Wade Thorton ambushed me in the salsa section of Ernies Fine Liquors. You know the type, the spokesperson for All Things Wade. We hadn't seen each other since the time his trophy-wife referred to me as "an off-balanced misfit, lacking any kind of entrepreneurial focus," an intended insult which, really, was kind of accurate, but it was a line in the sand that allowed me to tip-toe away from our relationship. He greeted me with a handshake reminiscent of a political candidate and held onto my hand for a little bit too long, physically pulling me alongside his fervid soapbox. What follows are the highlights without the dramatic undertones, colorful details, and feigned confidence-taking. One thing about potentates: while they're pontificating, there's plenty of time to spend alone with one's thoughts, especially if the listener, like me, has the attention span of a distracted field mouse.
--Wade: I'm the CEO of a company that does 700 million dollars a year in business. My expertise is consulting with financial issues. The shareholders have indicated their confidence in me is unwavering, and...
--My wandering mind: ((I wonder if you could help me sort out last month's cable bill.))
--Wade: I have my own private plane, a Beechcraft Bonanza, the finest single-prop airplane money can buy, the Cadillac of the sky. I fly it all over the Midwest to business meetings. Just yesterday I was at 7,000 feet and....
--My wandering mind: ((The thing is, they say I'm getting the premium package, but for the life of me, I can't find the Beverly Hillbillies channel.))
--Wade: I climbed K2 last year. You can have Everest. For my money, K2 is the better climb. I go glacier-hopping and have sampled the ice chips of every major glacier in the world. What's next you're wondering, well...
--My wandering mind: ((I'm beginning to think unicyclists are the show-offs of the bicycle world. I mean, you never see them carrying a sack of groceries...or carrying anything, for that matter.))
--Wade: The wife and I have been to all seven continents. I've discovered that vacations are the true measure of a person. The vacation makes the man. Nothing, and I mean nothing, stands in the way of my vacation. I've got pictures...
--My wandering mind: ((I'm making a list of real snappy handles....in case CB radios make a comeback.))
--Wade: Not since her shoe-modeling days at L.L Bean, has my wife had to work. She's ranked eleventh in polo, her beloved pastime.
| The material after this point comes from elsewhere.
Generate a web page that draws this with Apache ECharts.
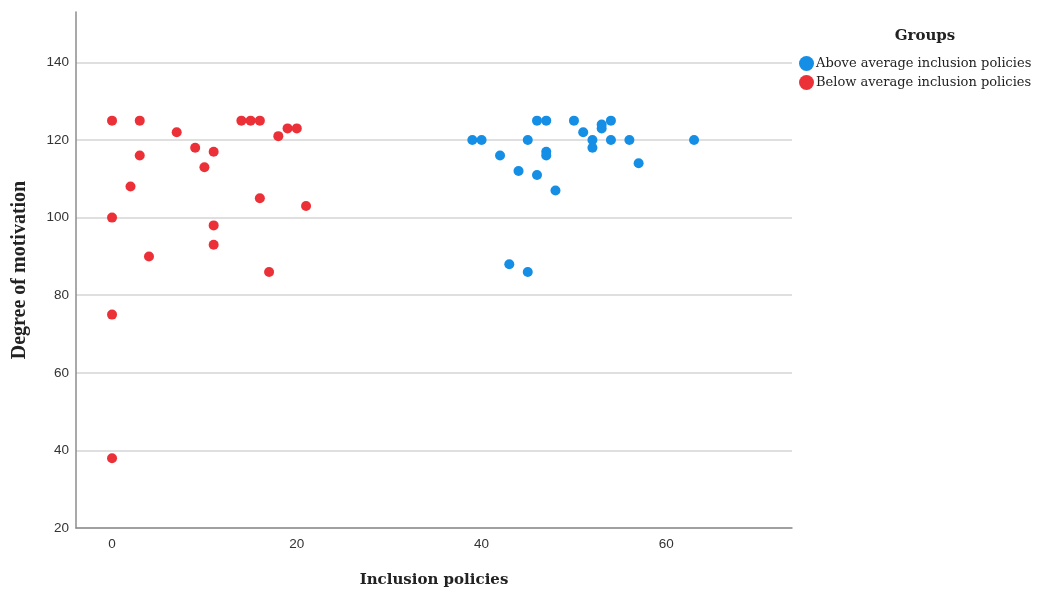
<!DOCTYPE html>
<html>
<head>
<meta charset="utf-8">
<script src="https://cdn.jsdelivr.net/npm/echarts@6/dist/echarts.min.js"></script>
<style>html,body{margin:0;padding:0;background:#fff;}#c{width:1048px;height:592px;}</style>
</head>
<body>
<div id="c"></div>
<script>
var xTicks = [0, 20, 40, 60];
var yTicks = [20, 40, 60, 80, 100, 120, 140];
var aboveX = [39, 40, 42, 44, 45, 46, 47, 46, 47, 47, 48, 50, 51, 52, 52, 53, 53, 54, 54, 56, 57, 63, 43, 45];
var aboveY = [120, 120, 116, 112, 120, 125, 125, 111, 117, 116, 107, 125, 122, 120, 118, 124, 123, 125, 120, 120, 114, 120, 88, 86];
var belowX = [0, 0, 0, 0, 2, 3, 3, 4, 7, 9, 10, 11, 11, 11, 14, 15, 16, 16, 17, 18, 19, 20, 21];
var belowY = [125, 100, 75, 38, 108, 125, 116, 90, 122, 118, 113, 117, 98, 93, 125, 125, 125, 105, 86, 121, 123, 123, 103];
var groupNames = ['Above average inclusion policies', 'Below average inclusion policies'];

function pairs(xs, ys) { return xs.map(function (x, i) { return [x, ys[i]]; }); }

var chart = echarts.init(document.getElementById('c'));
chart.setOption({
  animation: false,
  backgroundColor: '#fff',
  title: {
    text: 'Groups', left: 920, top: 24, textAlign: 'center',
    textStyle: { fontFamily: 'DejaVu Serif', fontSize: 15, fontWeight: 'bold', color: '#222' }
  },
  legend: {
    orient: 'vertical', left: 794, top: 51, itemGap: 4, itemWidth: 15, itemHeight: 15,
    icon: 'circle', data: groupNames,
    textStyle: { fontFamily: 'DejaVu Serif', fontSize: 13, color: '#222', padding: [0, 0, 0, -3] }
  },
  grid: { left: 76, right: 256, top: 12, bottom: 64, outerBoundsMode: 'none', containLabel: false },
  xAxis: {
    type: 'value', min: -3.9, max: 73.6,
    name: 'Inclusion policies', nameLocation: 'middle', nameGap: 45,
    nameTextStyle: { fontFamily: 'DejaVu Serif', fontSize: 15, fontWeight: 'bold', color: '#222' },
    axisLine: { show: true, onZero: false, lineStyle: { color: '#8c8c8c', width: 1.5 } },
    axisTick: { show: false, customValues: xTicks },
    axisLabel: { customValues: xTicks, margin: 9, fontFamily: 'Liberation Sans', fontSize: 13.5, color: '#333' },
    splitLine: { show: false }
  },
  yAxis: {
    type: 'value', min: 20, max: 153,
    name: 'Degree of motivation', nameLocation: 'middle', nameGap: 46, nameRotate: 90,
    nameTextStyle: { fontFamily: 'Liberation Serif', fontSize: 20, fontWeight: 'bold', color: '#222' },
    axisLine: { show: true, onZero: false, lineStyle: { color: '#8c8c8c', width: 1.5 } },
    axisTick: { show: false, customValues: yTicks },
    axisLabel: { customValues: yTicks, margin: 7, fontFamily: 'Liberation Sans', fontSize: 13.5, color: '#333' },
    splitLine: { show: true, lineStyle: { color: '#d4d4d4', width: 1.5 } }
  },
  series: [
    { name: groupNames[0], type: 'scatter', symbolSize: 10, itemStyle: { color: '#158ee6', opacity: 1 }, data: pairs(aboveX, aboveY) },
    { name: groupNames[1], type: 'scatter', symbolSize: 10, itemStyle: { color: '#ec3037', opacity: 1 }, data: pairs(belowX, belowY) }
  ]
});
</script>
</body>
</html>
She travels with at least seven pieces of luggage.
--My wandering mind: ((The shoe size of Cinderella with the carbon footprint of Sasquatch.))
--Wade: The wife's hobby is looking at Castles, so we go to Scotland, England, and France every year in search of a new castle experience. Our favorites are in Scotland, though the cuisine can't compare to...
--My wandering mind: ((Oh Auntie Em, I'm here at Ernies! I'm trapped in Wade's virtual castle, and I can't get away, Auntie Em!))
There was lots more, and with each accomplishment I ooh’d and ahh’d as if watching a trapeze act. When Wade's blustering subsided, he obligingly asked what I'd been up to. I stammered for a moment, partly because I'd been imagining Wade being carried off by flying monkeys, and partly because I doubted he'd be interested in my casual, but year-long quest to find a copy of Connie Stevens' 1960 hit, "Sixteen Reasons."
There was nothing I could say that measured up to Wade's narrative, but as the Wicked Witch of the West once said while wringing her boney hands together, "Why, my little party's just beginning." I got real close to him and kind of whispered, "Don't let this go any further. I'm in the Witness Protection Program." He looked genuinely stunned. "Wife, son, the whole family. Changed our names and everything. We are now the Sweedlers. I'm Fjord, like the inlet. The 'J' is silent. Fjord Sweedler is my new name. Do me a big favor and forget you even saw me."
Wade leaned into to me and lowered his voice, "What was it, some sort of mob thing?"
"Can't talk about it Wade. It's big....big as K2, maybe bigger. Lives are at risk. I gotta go."
"Sure, nice seeing you, Da.."
I discreetly reminded him, "Fjord...with a silent 'J'."